Building in these ideas and also challenging them modern anthropologists have laboured to underscore the salience of the idea of culture as a construct and its influence on personhood. The cultural construction of self has a direct bearing on the experience dramatised in The Woman in the Dunes. Kobo Abe has selected a middle class character that grew up in the city and transfers to him to a situation that is bizarre and culture-less. However, it has to be noted, that the way the protagonist behaves in this situation foregrounds his cultural upbringing, the way his newer self emerges from his unanticipated encounters and the way his attitudes are inflected can best be understood against the background of his culture.

Exteriority

Another important area that merits close analysis is the relationship between the self and the psyche. In the case of self and society, and of self and culture, the emphasis was largely on exteriority; now it shifts to the dynamics of inferiority. Here the writings of Freud and Jung and their respective followers can prove to be useful. Let us first consider the view of self expounded by Freud.
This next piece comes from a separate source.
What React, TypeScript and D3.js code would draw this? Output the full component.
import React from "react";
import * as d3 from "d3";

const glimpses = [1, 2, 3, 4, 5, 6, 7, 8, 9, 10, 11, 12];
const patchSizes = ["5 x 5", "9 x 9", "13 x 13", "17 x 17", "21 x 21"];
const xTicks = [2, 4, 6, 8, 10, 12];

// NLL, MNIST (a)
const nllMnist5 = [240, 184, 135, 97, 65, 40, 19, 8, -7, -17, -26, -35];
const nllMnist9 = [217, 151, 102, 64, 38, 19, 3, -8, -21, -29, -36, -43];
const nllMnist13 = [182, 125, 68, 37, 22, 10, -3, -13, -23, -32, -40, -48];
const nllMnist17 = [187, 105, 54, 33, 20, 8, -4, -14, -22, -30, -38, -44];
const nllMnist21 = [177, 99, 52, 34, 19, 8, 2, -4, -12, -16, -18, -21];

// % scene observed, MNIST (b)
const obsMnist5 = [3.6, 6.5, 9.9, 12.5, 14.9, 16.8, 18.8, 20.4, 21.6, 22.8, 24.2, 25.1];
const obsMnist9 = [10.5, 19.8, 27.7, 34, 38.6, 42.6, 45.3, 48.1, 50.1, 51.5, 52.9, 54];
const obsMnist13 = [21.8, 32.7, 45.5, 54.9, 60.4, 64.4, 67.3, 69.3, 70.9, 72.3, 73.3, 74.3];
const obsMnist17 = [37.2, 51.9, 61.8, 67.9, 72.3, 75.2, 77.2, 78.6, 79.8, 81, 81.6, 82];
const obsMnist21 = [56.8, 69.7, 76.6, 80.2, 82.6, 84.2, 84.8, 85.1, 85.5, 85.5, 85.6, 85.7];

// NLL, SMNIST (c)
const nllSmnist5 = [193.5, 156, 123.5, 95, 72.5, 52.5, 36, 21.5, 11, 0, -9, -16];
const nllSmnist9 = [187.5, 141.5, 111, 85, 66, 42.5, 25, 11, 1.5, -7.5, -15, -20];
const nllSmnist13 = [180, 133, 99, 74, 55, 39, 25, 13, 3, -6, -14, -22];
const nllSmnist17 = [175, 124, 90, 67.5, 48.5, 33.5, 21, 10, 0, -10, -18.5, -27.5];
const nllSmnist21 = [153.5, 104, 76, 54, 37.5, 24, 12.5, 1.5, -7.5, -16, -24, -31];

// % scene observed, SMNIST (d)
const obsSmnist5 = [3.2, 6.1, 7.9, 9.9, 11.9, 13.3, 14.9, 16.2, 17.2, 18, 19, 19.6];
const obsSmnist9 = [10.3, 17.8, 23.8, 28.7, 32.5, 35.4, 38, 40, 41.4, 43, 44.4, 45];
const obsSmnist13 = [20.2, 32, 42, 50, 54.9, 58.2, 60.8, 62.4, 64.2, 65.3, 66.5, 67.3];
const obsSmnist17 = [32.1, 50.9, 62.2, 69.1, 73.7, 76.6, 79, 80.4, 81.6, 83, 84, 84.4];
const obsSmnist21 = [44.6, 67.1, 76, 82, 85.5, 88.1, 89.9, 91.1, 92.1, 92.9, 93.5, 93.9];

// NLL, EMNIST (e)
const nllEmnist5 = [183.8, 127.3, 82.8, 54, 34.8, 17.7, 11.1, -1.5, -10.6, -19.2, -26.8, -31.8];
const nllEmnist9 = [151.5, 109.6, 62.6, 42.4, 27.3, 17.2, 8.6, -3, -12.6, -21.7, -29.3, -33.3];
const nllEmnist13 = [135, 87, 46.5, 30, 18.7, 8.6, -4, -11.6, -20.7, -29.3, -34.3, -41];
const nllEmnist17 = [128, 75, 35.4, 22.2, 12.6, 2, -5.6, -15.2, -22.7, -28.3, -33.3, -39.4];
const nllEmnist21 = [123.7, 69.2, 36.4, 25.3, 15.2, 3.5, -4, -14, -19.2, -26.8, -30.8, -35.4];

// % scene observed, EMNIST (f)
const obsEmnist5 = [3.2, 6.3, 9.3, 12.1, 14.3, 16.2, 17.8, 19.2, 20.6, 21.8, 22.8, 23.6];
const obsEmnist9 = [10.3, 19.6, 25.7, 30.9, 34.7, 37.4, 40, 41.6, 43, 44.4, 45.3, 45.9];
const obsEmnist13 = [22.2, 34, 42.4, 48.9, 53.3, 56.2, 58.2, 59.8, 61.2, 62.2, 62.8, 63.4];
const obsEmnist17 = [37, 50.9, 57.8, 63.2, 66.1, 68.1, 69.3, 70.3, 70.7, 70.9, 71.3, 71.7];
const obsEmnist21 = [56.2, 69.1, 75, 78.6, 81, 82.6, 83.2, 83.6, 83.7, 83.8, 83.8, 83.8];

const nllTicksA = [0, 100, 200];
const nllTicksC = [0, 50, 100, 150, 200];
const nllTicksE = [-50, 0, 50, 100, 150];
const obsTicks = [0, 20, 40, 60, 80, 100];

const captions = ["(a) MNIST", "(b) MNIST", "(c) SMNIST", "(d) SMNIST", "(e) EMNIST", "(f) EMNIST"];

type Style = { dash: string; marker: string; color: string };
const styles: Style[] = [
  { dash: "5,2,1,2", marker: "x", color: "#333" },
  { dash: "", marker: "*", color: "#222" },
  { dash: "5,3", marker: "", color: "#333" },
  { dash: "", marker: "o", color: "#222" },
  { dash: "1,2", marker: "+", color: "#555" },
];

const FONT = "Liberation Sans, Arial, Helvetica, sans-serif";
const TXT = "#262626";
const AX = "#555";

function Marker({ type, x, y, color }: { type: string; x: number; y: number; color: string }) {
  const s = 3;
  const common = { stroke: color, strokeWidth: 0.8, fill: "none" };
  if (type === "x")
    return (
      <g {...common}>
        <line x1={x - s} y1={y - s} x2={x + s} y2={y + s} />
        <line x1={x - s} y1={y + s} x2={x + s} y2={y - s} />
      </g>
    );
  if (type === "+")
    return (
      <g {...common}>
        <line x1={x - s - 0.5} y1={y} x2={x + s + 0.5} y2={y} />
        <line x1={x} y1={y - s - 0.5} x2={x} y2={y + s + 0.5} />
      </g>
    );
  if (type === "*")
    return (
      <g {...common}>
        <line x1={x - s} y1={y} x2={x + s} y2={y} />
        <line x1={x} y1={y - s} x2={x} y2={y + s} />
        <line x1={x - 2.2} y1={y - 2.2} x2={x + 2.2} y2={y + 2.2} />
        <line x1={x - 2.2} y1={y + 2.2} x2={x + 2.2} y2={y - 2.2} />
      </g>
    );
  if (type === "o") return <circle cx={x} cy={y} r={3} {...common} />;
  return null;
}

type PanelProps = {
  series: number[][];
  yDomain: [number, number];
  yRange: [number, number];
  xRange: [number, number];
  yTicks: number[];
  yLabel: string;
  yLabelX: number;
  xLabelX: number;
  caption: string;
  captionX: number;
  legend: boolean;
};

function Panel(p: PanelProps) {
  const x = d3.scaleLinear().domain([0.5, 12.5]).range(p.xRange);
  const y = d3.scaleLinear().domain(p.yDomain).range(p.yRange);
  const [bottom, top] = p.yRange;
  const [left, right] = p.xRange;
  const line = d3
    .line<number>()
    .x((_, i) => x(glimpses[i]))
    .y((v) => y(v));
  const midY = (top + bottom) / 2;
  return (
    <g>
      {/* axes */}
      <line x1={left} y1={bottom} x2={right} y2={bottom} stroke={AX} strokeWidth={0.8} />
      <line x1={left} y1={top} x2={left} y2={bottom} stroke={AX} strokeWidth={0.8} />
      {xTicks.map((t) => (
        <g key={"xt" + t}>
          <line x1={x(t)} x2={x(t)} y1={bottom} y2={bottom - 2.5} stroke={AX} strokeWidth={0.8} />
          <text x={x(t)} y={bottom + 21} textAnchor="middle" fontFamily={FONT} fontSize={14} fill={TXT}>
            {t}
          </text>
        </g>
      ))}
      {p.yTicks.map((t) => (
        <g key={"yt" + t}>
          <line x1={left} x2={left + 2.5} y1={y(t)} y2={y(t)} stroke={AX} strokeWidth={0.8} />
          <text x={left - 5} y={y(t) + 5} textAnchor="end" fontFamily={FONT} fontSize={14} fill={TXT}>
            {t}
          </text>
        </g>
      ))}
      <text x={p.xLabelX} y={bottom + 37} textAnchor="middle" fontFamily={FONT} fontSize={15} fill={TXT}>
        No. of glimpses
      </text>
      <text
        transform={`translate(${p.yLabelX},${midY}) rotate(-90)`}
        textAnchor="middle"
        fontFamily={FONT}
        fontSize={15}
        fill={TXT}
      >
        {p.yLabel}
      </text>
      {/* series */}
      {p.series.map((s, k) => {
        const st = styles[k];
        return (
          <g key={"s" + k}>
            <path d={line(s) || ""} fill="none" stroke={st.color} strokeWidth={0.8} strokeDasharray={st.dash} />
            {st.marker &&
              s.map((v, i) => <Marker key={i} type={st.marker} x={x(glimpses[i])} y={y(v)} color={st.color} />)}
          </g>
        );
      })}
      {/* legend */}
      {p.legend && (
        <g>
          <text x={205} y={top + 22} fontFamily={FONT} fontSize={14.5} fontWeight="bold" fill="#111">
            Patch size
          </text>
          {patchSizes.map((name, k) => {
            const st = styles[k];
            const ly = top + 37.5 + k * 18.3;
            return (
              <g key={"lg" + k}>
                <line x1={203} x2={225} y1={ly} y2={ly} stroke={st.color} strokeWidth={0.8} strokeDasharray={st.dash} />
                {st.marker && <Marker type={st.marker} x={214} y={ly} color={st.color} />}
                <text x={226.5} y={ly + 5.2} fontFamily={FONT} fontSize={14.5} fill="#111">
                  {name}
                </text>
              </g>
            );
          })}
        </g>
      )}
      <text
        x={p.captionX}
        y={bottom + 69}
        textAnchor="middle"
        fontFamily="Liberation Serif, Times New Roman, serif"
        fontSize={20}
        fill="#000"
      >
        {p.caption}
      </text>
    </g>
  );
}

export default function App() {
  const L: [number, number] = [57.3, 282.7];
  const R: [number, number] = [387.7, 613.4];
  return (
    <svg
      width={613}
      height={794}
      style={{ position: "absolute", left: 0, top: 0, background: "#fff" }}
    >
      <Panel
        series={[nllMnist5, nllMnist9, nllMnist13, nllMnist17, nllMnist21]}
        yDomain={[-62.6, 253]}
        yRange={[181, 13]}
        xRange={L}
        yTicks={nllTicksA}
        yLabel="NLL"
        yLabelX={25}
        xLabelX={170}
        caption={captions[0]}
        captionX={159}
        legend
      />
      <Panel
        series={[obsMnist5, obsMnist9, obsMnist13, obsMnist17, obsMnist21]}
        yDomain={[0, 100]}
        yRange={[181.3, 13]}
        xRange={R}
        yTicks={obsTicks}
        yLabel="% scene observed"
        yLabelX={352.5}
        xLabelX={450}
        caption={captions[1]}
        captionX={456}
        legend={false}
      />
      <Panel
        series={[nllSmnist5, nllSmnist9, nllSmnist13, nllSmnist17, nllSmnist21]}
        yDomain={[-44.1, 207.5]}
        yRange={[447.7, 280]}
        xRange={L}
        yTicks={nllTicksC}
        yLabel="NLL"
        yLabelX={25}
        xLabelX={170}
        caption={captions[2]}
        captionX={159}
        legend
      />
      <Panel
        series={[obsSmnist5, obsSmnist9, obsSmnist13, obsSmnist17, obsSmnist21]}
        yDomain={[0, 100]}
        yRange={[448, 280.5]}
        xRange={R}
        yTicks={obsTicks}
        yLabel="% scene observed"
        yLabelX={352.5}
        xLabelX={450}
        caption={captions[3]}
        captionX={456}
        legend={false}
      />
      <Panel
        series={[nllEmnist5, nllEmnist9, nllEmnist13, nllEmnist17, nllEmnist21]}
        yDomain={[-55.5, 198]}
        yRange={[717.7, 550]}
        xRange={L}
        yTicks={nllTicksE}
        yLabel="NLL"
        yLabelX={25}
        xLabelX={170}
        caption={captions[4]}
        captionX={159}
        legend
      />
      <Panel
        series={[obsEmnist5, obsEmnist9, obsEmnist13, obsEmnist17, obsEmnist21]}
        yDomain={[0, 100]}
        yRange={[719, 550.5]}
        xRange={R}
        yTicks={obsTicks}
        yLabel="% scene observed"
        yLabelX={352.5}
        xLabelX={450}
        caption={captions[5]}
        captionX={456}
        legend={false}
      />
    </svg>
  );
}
In a sense it is difficult to summarize Freud’s view because over a period of more than four decades of conceptualising and writing, it changed constantly. When analysing Freud’s view of the self, one can usefully talk of three stages – the somatic, the psychological and the meta-psychological – depending on which areas one chooses to emphasise. In the early period of his conceptualisations of self, during which he was primarily interested in the somatic nature of the self, Freud saw himself as a function of the organism’s physical drive, the sex-instinct and the ego instinct. During the next stage, when his emphasis was on the psychological, the dualism between the sex instinct and the ego instinct was transformed into the manifestation of a unitary psychic energy. In the meta-psychological stage, these two concepts were transformed into Eros (life instinct) and Thanatos (death instinct).
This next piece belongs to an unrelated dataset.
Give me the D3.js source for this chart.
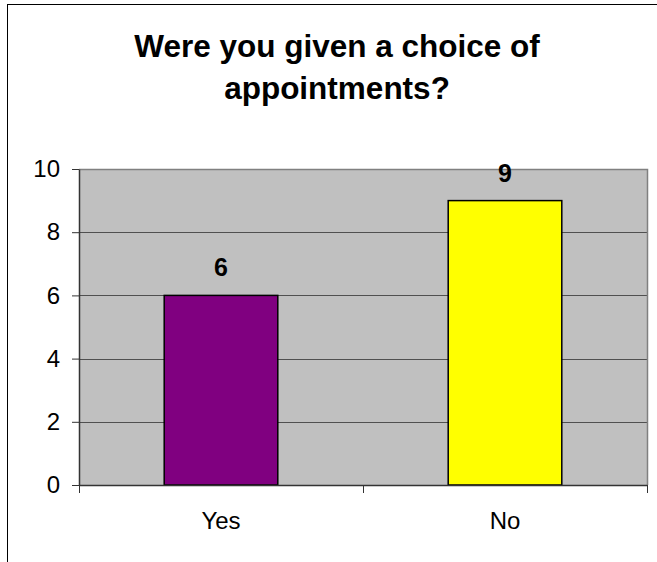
<!DOCTYPE html>
<html>
<head>
<meta charset="utf-8">
<script src="https://cdn.jsdelivr.net/npm/d3@7"></script>
<style>
  html, body { margin: 0; padding: 0; background: #fff; }
  svg { display: block; font-family: "Liberation Sans", Arial, sans-serif; }
</style>
</head>
<body>
<svg id="chart" width="657" height="562"></svg>
<script>
// Survey answers
const categories = ["Yes", "No"];
const values = [6, 9];
const barColors = ["#800080", "#FFFF00"];
const yTicks = [0, 2, 4, 6, 8, 10];
const titleLines = ["Were you given a choice of", "appointments?"];

const svg = d3.select("#chart");
const plot = { left: 79, right: 647, top: 169, bottom: 485 };

// Outer chart frame (runs off the right and bottom edges)
svg.append("rect")
  .attr("x", 7.5).attr("y", 4.5)
  .attr("width", 700).attr("height", 700)
  .attr("fill", "#fff").attr("stroke", "#000").attr("stroke-width", 1);

// Title
svg.append("text")
  .attr("text-anchor", "middle")
  .attr("font-weight", "bold")
  .attr("font-size", 31.5)
  .attr("fill", "#000")
  .selectAll("tspan")
  .data(titleLines)
  .join("tspan")
  .attr("x", 337)
  .attr("y", (d, i) => 57 + i * 42)
  .text(d => d);

const x = d3.scaleBand().domain(categories).range([plot.left, plot.right]);
const y = d3.scaleLinear().domain([0, 10]).range([plot.bottom, plot.top]);

// Plot area background
svg.append("rect")
  .attr("x", plot.left).attr("y", plot.top)
  .attr("width", plot.right - plot.left).attr("height", plot.bottom - plot.top)
  .attr("fill", "#C0C0C0");

// Horizontal gridlines
svg.append("g")
  .selectAll("line")
  .data(yTicks.filter(t => t > 0 && t < 10))
  .join("line")
  .attr("x1", plot.left).attr("x2", plot.right)
  .attr("y1", d => Math.round(y(d)) + 0.5).attr("y2", d => Math.round(y(d)) + 0.5)
  .attr("stroke", "#505050").attr("stroke-width", 1);

// Top and right edges of the plot area
svg.append("path")
  .attr("d", `M${plot.left},${plot.top + 0.5}H${plot.right + 0.5}V${plot.bottom}`)
  .attr("fill", "none").attr("stroke", "#808080").attr("stroke-width", 1.5);

// Bars
const barW = x.bandwidth() * 0.4;
svg.append("g")
  .selectAll("rect")
  .data(categories.map((c, i) => ({ c, v: values[i], color: barColors[i] })))
  .join("rect")
  .attr("x", d => x(d.c) + (x.bandwidth() - barW) / 2)
  .attr("y", d => y(d.v))
  .attr("width", barW)
  .attr("height", d => y(0) - y(d.v))
  .attr("fill", d => d.color)
  .attr("stroke", "#000").attr("stroke-width", 1.5);

// Value labels
svg.append("g")
  .selectAll("text")
  .data(categories.map((c, i) => ({ c, v: values[i] })))
  .join("text")
  .attr("x", d => x(d.c) + x.bandwidth() / 2)
  .attr("y", d => y(d.v) - 19)
  .attr("text-anchor", "middle")
  .attr("font-weight", "bold")
  .attr("font-size", 25)
  .attr("fill", "#000")
  .text(d => d.v);

// Y axis
const yAxis = svg.append("g")
  .attr("transform", `translate(${plot.left},0)`)
  .call(d3.axisLeft(y).tickValues(yTicks).tickSize(7).tickPadding(12).tickSizeOuter(0));
yAxis.select(".domain").attr("stroke", "#333").attr("stroke-width", 1.5);
yAxis.selectAll(".tick line").attr("stroke", "#333");
yAxis.selectAll(".tick text")
  .attr("font-family", "'Liberation Sans', Arial, sans-serif")
  .attr("font-size", 24).attr("fill", "#000");

// X axis: category labels centered in bands, tick marks on band boundaries
const xAxis = svg.append("g")
  .attr("transform", `translate(0,${plot.bottom})`)
  .call(d3.axisBottom(x).tickSize(0).tickPadding(27).tickSizeOuter(0));
xAxis.select(".domain").attr("stroke", "#333").attr("stroke-width", 1.5);
xAxis.selectAll(".tick text")
  .attr("font-family", "'Liberation Sans', Arial, sans-serif")
  .attr("font-size", 24).attr("fill", "#000");
const boundaries = categories.map(c => x(c)).concat([plot.right]);
xAxis.selectAll(".bound")
  .data(boundaries)
  .join("line")
  .attr("class", "bound")
  .attr("x1", d => Math.round(d) + 0.5).attr("x2", d => Math.round(d) + 0.5)
  .attr("y1", 0).attr("y2", 8)
  .attr("stroke", "#333");
</script>
</body>
</html>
On the other hand, according to Jung the self is an inner guiding factor that is clearly different from the conscious personality. It can be grasped only by means of an investigation of one’s dreams. An analysis of dreams, in his opinion, will demonstrate the fact that the self is indeed the regulating center which serves to bring about an extension and maturation of the personality. Freud and Jung, and the many psychologists who have chosen to follow in their footsteps, define the self in terms of the psyche and inward experiences. This is, of course, not to suggest that they have totally ignored the social and cultural dimensions of human selfhood. However, their emphasis, in seeking to define self, has unmistakably been on the psychic as opposed to external reality.

Inwardness

This discussion of the self and psyche, just like the discussions on self and nature, shed interesting light on the experiences reconfigured in The Woman in the Dunes. The behaviour of Niki Jumpei in its most inwardness can best be understood in relation to the interplay between self and psyche. As a novelist, Kobo Abe has always been fascinated by this interplay, and The Woman in the Dunes bears powerful witness to his fact.

Hiroshi Teshigahara’s visual imagination and Kobo Abe’s literary imagination met productively on the terrain of self and psyche.

What I have sought to do in these columns is to explore one of the rare instances in which a highly successful novel has been made into a highly successful film, and to investigate into some of the reasons that many have contributed to this productive venture and union.

In this regard, I chose to focus on what I think are three key conceptual entities: self, place and body. Interestingly, in recent times, a vast theoretical literature has sprouted around all three concepts. I have only hinted at some of the compelling implications they carry.

A comparison of Kobo Abe’s novel and Hiroshi Teshigahara’s film compels us to think about the complex relations that exist between novels and films, and the way novels can be converted into successful films. Interestingly, this is an issue that is vitally connected to poetics of fiction and poetics of cinema. – a demanding terrain that has yet to be studied in its full complexity.